## SHORT PROBLEM:
Drop every picture. Then return, exactly, the lines from the beginning of the listing below through the one containing "import * as".

## STORED DATA:
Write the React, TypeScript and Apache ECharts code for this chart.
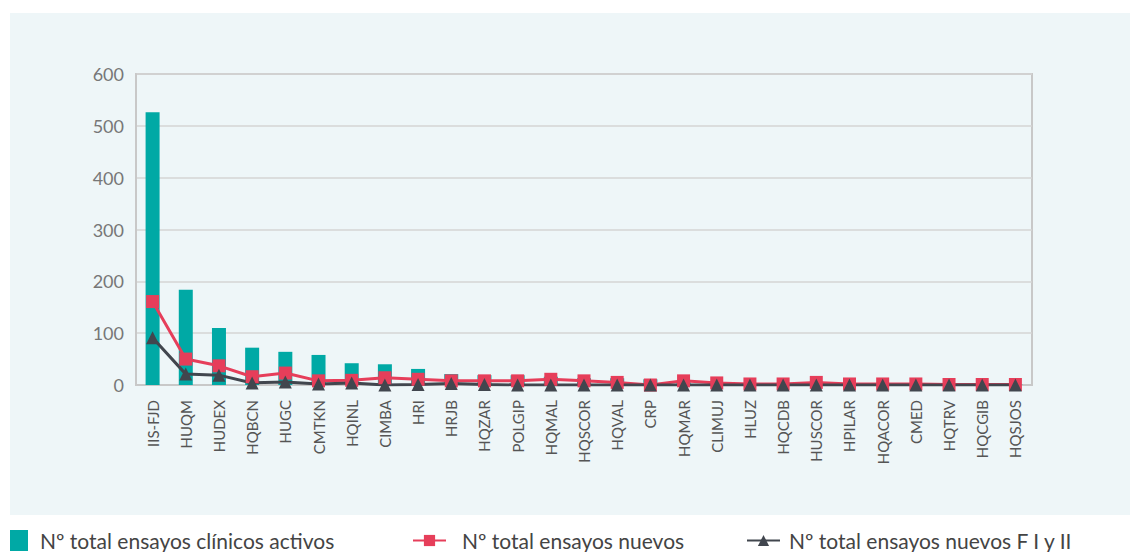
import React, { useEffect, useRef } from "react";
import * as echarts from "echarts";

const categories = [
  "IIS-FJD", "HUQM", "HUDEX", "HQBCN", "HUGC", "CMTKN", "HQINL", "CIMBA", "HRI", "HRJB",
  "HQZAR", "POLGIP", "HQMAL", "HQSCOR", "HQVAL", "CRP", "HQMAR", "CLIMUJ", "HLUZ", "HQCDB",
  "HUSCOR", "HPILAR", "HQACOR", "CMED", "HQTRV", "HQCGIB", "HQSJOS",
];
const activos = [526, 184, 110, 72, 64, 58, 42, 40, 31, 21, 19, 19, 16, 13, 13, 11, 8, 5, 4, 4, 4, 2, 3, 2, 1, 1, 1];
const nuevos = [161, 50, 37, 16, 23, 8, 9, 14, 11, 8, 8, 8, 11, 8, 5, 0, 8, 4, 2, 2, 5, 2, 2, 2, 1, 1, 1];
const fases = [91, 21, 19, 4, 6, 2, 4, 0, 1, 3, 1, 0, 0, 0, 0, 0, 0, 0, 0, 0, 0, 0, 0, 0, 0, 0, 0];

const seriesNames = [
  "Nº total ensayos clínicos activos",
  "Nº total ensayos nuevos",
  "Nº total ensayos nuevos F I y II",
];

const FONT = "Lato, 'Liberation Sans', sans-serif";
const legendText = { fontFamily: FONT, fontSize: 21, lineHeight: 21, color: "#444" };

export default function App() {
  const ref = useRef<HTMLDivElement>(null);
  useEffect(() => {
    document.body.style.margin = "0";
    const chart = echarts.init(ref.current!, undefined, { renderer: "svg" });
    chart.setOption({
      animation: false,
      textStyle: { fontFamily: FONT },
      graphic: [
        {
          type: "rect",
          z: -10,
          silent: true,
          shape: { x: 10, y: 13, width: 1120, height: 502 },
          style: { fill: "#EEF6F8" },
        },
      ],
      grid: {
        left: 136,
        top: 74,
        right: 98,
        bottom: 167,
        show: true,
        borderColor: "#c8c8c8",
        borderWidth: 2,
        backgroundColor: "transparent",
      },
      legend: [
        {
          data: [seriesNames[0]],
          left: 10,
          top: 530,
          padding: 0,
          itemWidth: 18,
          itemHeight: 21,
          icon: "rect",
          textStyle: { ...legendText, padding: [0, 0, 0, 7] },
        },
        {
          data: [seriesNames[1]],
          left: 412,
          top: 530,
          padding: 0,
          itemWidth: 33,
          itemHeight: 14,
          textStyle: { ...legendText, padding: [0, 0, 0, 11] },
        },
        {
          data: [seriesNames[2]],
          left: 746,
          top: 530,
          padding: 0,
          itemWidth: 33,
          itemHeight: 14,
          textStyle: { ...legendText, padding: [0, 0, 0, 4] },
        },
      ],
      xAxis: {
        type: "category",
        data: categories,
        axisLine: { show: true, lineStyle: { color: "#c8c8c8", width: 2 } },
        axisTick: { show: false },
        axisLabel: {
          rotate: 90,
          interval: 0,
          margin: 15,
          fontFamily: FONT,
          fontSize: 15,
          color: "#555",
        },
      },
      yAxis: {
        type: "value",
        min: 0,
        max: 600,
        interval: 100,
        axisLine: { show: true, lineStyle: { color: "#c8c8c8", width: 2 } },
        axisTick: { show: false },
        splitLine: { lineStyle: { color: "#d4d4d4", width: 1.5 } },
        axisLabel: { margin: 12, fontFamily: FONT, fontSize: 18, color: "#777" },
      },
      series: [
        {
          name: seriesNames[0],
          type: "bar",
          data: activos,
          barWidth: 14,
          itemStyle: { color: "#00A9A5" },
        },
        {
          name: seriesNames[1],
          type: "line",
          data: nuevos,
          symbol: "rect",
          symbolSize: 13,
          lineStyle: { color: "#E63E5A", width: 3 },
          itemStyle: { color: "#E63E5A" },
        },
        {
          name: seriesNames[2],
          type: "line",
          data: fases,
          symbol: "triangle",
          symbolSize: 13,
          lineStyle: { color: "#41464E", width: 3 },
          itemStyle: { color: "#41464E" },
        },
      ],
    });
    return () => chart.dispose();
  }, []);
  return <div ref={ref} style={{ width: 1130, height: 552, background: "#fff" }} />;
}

## FINISHED ANSWER:
Write the React, TypeScript and Apache ECharts code for this chart.
import React, { useEffect, useRef } from "react";
import * as echarts from "echarts";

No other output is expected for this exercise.